Have you ever stuffed bell peppers with cauliflower? This is a first for me – and I haven’t been this excited about a recipe in a long time! Make this dish for your summer lunch or dinner, and you’ll see what I mean. The flavors are fresh, plant-forward, and simply amazing 🙂
I was wondering what to make with the cauliflower I had in the fridge the other day. My usual way of using cauliflower is in casseroles – and yet, suddenly, this option no longer seemed appealing. I wanted a dish that was quick and delicious, yet also light – and this was when the idea of stuffing bell peppers with cauliflower and mushrooms first occurred. Yes, I know I published another stuffed pepper recipe recently – I think I’m just obsessed with stuffing peppers? Lol
For this recipe I used cauliflower previously boiled in water for about 20 minutes or until tender. I have yet to try to make this dish with roasted cauliflower – but I presume roasting would be an equally satisfying option.

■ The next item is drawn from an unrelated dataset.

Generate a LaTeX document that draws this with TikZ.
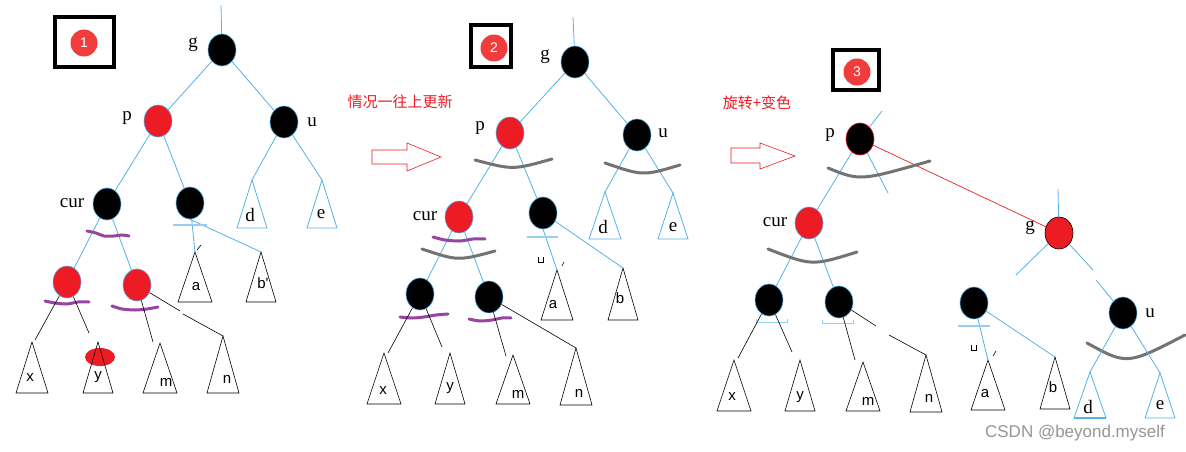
\documentclass[tikz,border=0pt]{standalone}
\usepackage{fontspec}
\setmainfont{Liberation Serif}
\newfontfamily\lsans{Liberation Sans}
\newfontfamily\cjk{Noto Sans CJK SC}
\usetikzlibrary{shapes.geometric}
\definecolor{nred}{RGB}{237,28,36}
\definecolor{lblue}{RGB}{86,178,230}
\definecolor{pale}{RGB}{150,205,240}
\definecolor{purp}{RGB}{150,70,160}
\definecolor{arcg}{RGB}{115,115,115}
\definecolor{badge}{RGB}{240,60,60}
\definecolor{wm}{RGB}{150,150,150}
\tikzset{
 rb/.style={ellipse, minimum width=28, minimum height=32, inner sep=0, draw=lblue, line width=0.6},
 rnode/.style={rb, fill=nred},
 bnode/.style={rb, fill=black},
 edge/.style={lblue, line width=0.8},
 thinb/.style={black, line width=0.6},
 serlab/.style={inner sep=0, font=\fontsize{19}{19}\selectfont},
 tlab/.style={inner sep=0, font=\lsans\fontsize{15}{15}\selectfont},
 bar/.style={pale, line width=2},
 brk/.style={pale, line width=1},
 wave/.style={purp, line width=3, line cap=round},
 garc/.style={arcg, line width=3, line cap=round},
 frame/.style={line width=4},
 badgec/.style={circle, fill=badge, minimum size=27, inner sep=0, text=white, font=\lsans\fontsize{14}{14}\selectfont},
 harrow/.style={nred, line width=0.6},
 cn/.style={text=nred, font=\cjk\fontsize{15}{15}\selectfont, inner sep=0},
}
% name, apex x, apex y, base y, half width, label x, label y, text
\newcommand\Tri[8]{%
 \draw[thinb] (#2,#3) coordinate (#1) -- (#2-#5,#4) -- (#2+#5,#4) -- cycle;
 \node[tlab] (#1l) at (#6,#7) {#8};}
\newcommand\BTri[8]{%
 \draw[edge] (#2,#3) coordinate (#1) -- (#2-#5,#4) -- (#2+#5,#4) -- cycle;
 \node[serlab] (#1l) at (#6,#7) {#8};}
\begin{document}
\begin{tikzpicture}[x=1pt,y=-1pt]
\useasboundingbox (0,0) rectangle (1186,452);
\fill[white] (0,0) rectangle (1186,452);

% ================= Panel 1 =================
\draw[frame] (55,17) rectangle (114,67);
\node[badgec] (bd1) at (84,43) {1};
\node[bnode] (g1) at (222,50) {};
\node[serlab] (g1l) at (193,45) {g};
\coordinate (g1t) at (221,5);
\draw[edge] (g1t) -- (g1);
\node[rnode] (p1) at (158,121) {};
\node[serlab] (p1l) at (127,118) {p};
\node[bnode] (u1) at (284,122) {};
\node[serlab] (u1l) at (312,122) {u};
\node[bnode] (c1) at (107,204) {};
\node[serlab] (c1l) at (72,203) {cur};
\node[bnode] (s1) at (190,203) {};
\BTri{d1}{252}{180}{228}{15}{250}{215}{d}
\BTri{e1}{322}{180}{228}{15}{321}{214}{e}
\draw[edge] (g1) -- (p1) (g1) -- (u1) (p1) -- (c1) (p1) -- (s1) (u1) -- (d1) (u1) -- (e1);
\node[rnode] (r1) at (67,282) {};
\node[rnode] (r2) at (137,285) {};
\draw[edge] (c1) -- (r1) (c1) -- (r2);
\draw[wave] plot[smooth] coordinates {(87,231) (96,233) (104,236) (114,236) (122,235) (129,236)};
\draw[wave] plot[smooth] coordinates {(45,301) (55,303) (67,304) (78,302) (89,302)};
\draw[wave] plot[smooth] coordinates {(112,306) (122,309) (135,310) (147,309) (158,307)};
\Tri{x1}{32}{342}{393}{16}{30}{378}{x}
\fill[nred] (100,357) ellipse [x radius=15, y radius=9];
\Tri{y1}{98}{342}{393}{15}{98}{377}{y}
\Tri{m1}{160}{343}{393}{17}{166}{382}{m}
\Tri{n1}{223}{336}{393}{16}{227}{379}{n}
\Tri{a1}{195}{252}{302}{17}{196}{287}{a}
\Tri{b1}{261}{252}{302}{15}{263}{283}{b'}
\draw[thinb] (r1) -- (35,340) (r1) -- (89,333) (r2) -- (153,342) (r2) -- (180,311);
\draw[thinb] (183,314) -- (n1);
\draw[edge] (s1) -- (a1) (s1.south) -- (b1);
\draw[bar] (173,225) -- (207,225);
\draw[thinb] (197,250) -- (201,245);

% hollow arrow 1
\draw[harrow] (372,150) -- (407,150) -- (407,143) -- (441,157) -- (407,171) -- (407,164) -- (372,164) -- cycle;
\node[cn] (t1) at (400,102) {情况一往上更新};

% ================= Panel 2 =================
\draw[frame] (471,25) rectangle (511,67);
\node[badgec] (bd2) at (494,48) {2};
\node[bnode] (g2) at (575,62) {};
\node[serlab] (g2l) at (545,57) {g};
\coordinate (g2t) at (573,17);
\draw[edge] (g2t) -- (g2);
\node[rnode] (p2) at (510,133) {};
\node[serlab] (p2l) at (480,128) {p};
\node[bnode] (u2) at (637,135) {};
\node[serlab] (u2l) at (663,133) {u};
\node[rnode] (c2) at (459,217) {};
\node[serlab] (c2l) at (425,216) {cur};
\node[bnode] (s2) at (543,213) {};
\BTri{d2}{605}{192}{239}{16}{603}{227}{d}
\BTri{e2}{673}{193}{239}{15}{673}{227}{e}
\draw[edge] (g2) -- (p2) (g2) -- (u2) (p2) -- (c2) (p2) -- (s2) (u2) -- (d2) (u2) -- (e2);
\draw[garc] (475,160) .. controls (513,170) .. (552,159);
\draw[garc] (605,163) .. controls (643,176) .. (680,165);
\node[bnode] (k1) at (420,294) {};
\node[bnode] (k2) at (489,297) {};
\draw[edge] (c2) -- (k1) (c2) -- (k2);
\draw[wave] plot[smooth] coordinates {(433,237) (445,240) (460,241) (473,239) (485,239)};
\draw[garc] (422,249) .. controls (458,261) .. (495,251);
\draw[wave] plot[smooth] coordinates {(400,317) (412,318) (424,317) (436,315) (448,314)};
\draw[wave] plot[smooth] coordinates {(469,319) (480,321) (492,320) (502,318) (511,318)};
\Tri{x2}{384}{353}{404}{17}{383}{391}{x}
\Tri{y2}{450}{353}{404}{15}{450}{388}{y}
\Tri{m2}{513}{355}{404}{17}{518}{394}{m}
\Tri{n2}{576}{348}{405}{16}{579}{393}{n}
\Tri{a2}{557}{270}{320}{16}{553}{305}{a}
\Tri{b2}{623}{268}{320}{15}{620}{298}{b}
\draw[thinb] (k1) -- (388,353) (k1) -- (442,347) (k2) -- (506,356) (k2) -- (n2);
\draw[edge] (s2.south) -- (a2) (s2) -- (b2);
\draw[bar] (527,237) -- (558,237);
\draw[black, line width=0.5] (538,257) -- (538,262) -- (543,262) -- (543,257);
\draw[thinb] (562,266) -- (564,262);

% hollow arrow 2
\draw[harrow] (731,148) -- (760,148) -- (760,143) -- (795,156) -- (760,169) -- (760,163) -- (731,163) -- cycle;
\node[cn] (t2) at (757,103) {旋转+变色};

% ================= Panel 3 =================
\draw[frame] (833,50) rectangle (879,90);
\node[badgec] (bd3) at (857,72) {3};
\node[bnode, draw=nred] (p3) at (860,139) {};
\node[serlab] (p3l) at (830,135) {p};
\coordinate (p3t) at (882,111);
\coordinate (p3r) at (888,193);
\draw[edge] (p3) -- (p3t);
\node[rnode] (c3) at (809,223) {};
\node[serlab] (c3l) at (775,222) {cur};
\node[rnode, draw=black] (g3) at (1059,233) {};
\node[serlab] (g3l) at (1030,228) {g};
\coordinate (g3t) at (1058,189);
\draw[edge] (p3) -- (c3) (p3) -- (p3r) (g3t) -- (g3);
\draw[nred, line width=0.7] (p3) -- (g3);
\draw[garc] (828,168) .. controls (860,181) .. (930,161);
\node[bnode] (q1) at (769,300) {};
\node[bnode] (q2) at (839,302) {};
\draw[edge] (c3) -- (q1) (c3) -- (q2);
\draw[garc] (768,249) .. controls (812,266) .. (857,252);
\draw[brk] (756,319) -- (756,322) -- (787,322) -- (787,319);
\draw[brk] (822,320) -- (822,323) -- (853,323) -- (853,320);
\Tri{x3}{734}{360}{411}{17}{732}{397}{x}
\Tri{y3}{800}{360}{411}{15}{800}{397}{y}
\Tri{m3}{863}{362}{411}{17}{868}{401}{m}
\Tri{n3}{926}{355}{412}{16}{929}{398}{n}
\draw[thinb] (q1) -- (738,358) (q1) -- (792,352) (q2) -- (855,360) (q2) -- (876,326);
\draw[thinb] (889,335) -- (n3);
\node[bnode] (o3) at (974,303) {};
\Tri{a3}{988}{360}{410}{17}{985}{394}{a}
\Tri{b3}{1055}{357}{409}{15}{1053}{387}{b}
\draw[edge] (o3) -- (a3) (o3) -- (b3);
\draw[bar] (958,326) -- (990,326);
\draw[black, line width=0.5] (971,345) -- (971,350) -- (976,350) -- (976,345);
\draw[thinb] (993,356) -- (996,351);
\node[bnode] (u3) at (1123,313) {};
\node[serlab] (u3l) at (1150,313) {u};
\draw[edge] (g3) -- (1016,275) (g3) -- (1093,270);
\draw[edge] (1096,280) -- (u3);
\draw[garc] (1087,343) .. controls (1127,365) .. (1185,335);
\BTri{d3}{1090}{372}{418}{16}{1088}{407}{d}
\BTri{e3}{1160}{373}{418}{15}{1160}{405}{e}
\draw[edge, line width=2] (1074,418) -- (1106,418);
\draw[edge] (u3) -- (d3) (u3) -- (e3);

\node[font=\lsans\fontsize{17}{17}\selectfont, text=wm, inner sep=0] (wm) at (1075,433) {CSDN @beyond.myself};
\end{tikzpicture}
\end{document}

I sauteed mushrooms cut into tiny cubes in butter for a few minutes or until moist. I then added them to the bowl with cauliflower along with canned sweetcorn (I think grilled corn would work equally well)…
… and diced onion, bell pepper (yes, more pepper! lol), and fresh chopped parsley.
The only thing to do at this point was to add the two kinds of shredded cheese (mozzarella for creaminess and sharp cheddar for assertiveness)…
…as well as harissa seasoning, and salt and pepper to taste.
I stuffed the pepper halves with this mixture, and I arranged them neatly on a baking pan lined with oiled aluminum foil. I then sprayed the pepper with oil as well, prior to placing the pan in the oven.
35 minutes later, our lunch was ready!
I took the peppers out of the oven and served them hot, with chopped parsley sprinkled on top for extra flavor and visual appeal.
The cauliflower and mushroom flavor combination was mild and moderately sweet, and its fragrant vibrancy was counterbalanced by the assertive cheese and pungent harissa seasoning.
The final touches of flavor were added by the fresh parsley coming straight from our tiny vegetable garden. I just don’t think summer is complete without some fresh parsley on the plate. Would you agree? 🙂
So wholesome, so delicious!
I just couldn’t help it: I had to add another picture of these delicious veggie-packed peppers. They looked so gorgeous!
One more and I’m well and truly done, lol
This vegetarian dish is relatively straightforward to make, and delivers heaps of flavor o make our summer lunches and dinners colorful and unforgettable. Make this dish now, and I promise you’ll love it forever 🙂
What’s your favorite way to cook cauliflower? Let me know in the comments!
Peppers stuffed with cauliflower & mushrooms
- 4 large bell peppers, cut in half and deseeded
- 1 1/2 cup pre-boiled cauliflower, cut into small pieces
- 1 cup sauteed mushrooms, cut into small cubes
- 1 cup red bell pepper, cut into small cubes
- 1/2 cup canned sweetcorn, liquid removed
- 1/3 cup chopped onion
- 2 tbsp chopped fresh parsley
- 1/2 cup freshly grated mozzarella cheese
- 1/2 cup freshly grated sharp cheddar cheese
- 1 tbsp harissa powder
- Cooking spray, as needed
- Salt and pepper to taste
- Preheat oven to 375F.
- Put cauliflower, mushrooms, bell pepper, sweetcorn, onion, parsley and the cheeses in a large bowl. Add harissa and salt and pepper to taste. Mix until combined. Fill the pepper halves with the mixture. Arrange peppers neatly on a pan lined with aluminum foil sprayed with oil. Give each pepper a quick spray with oil right before putting pan in the oven.
- Cook the peppers for 35 minutes or until soft but still able to hold their shape. Take out of the oven and serve hot, with chopped parsley sprinkled on top for extra flavor and visual appeal.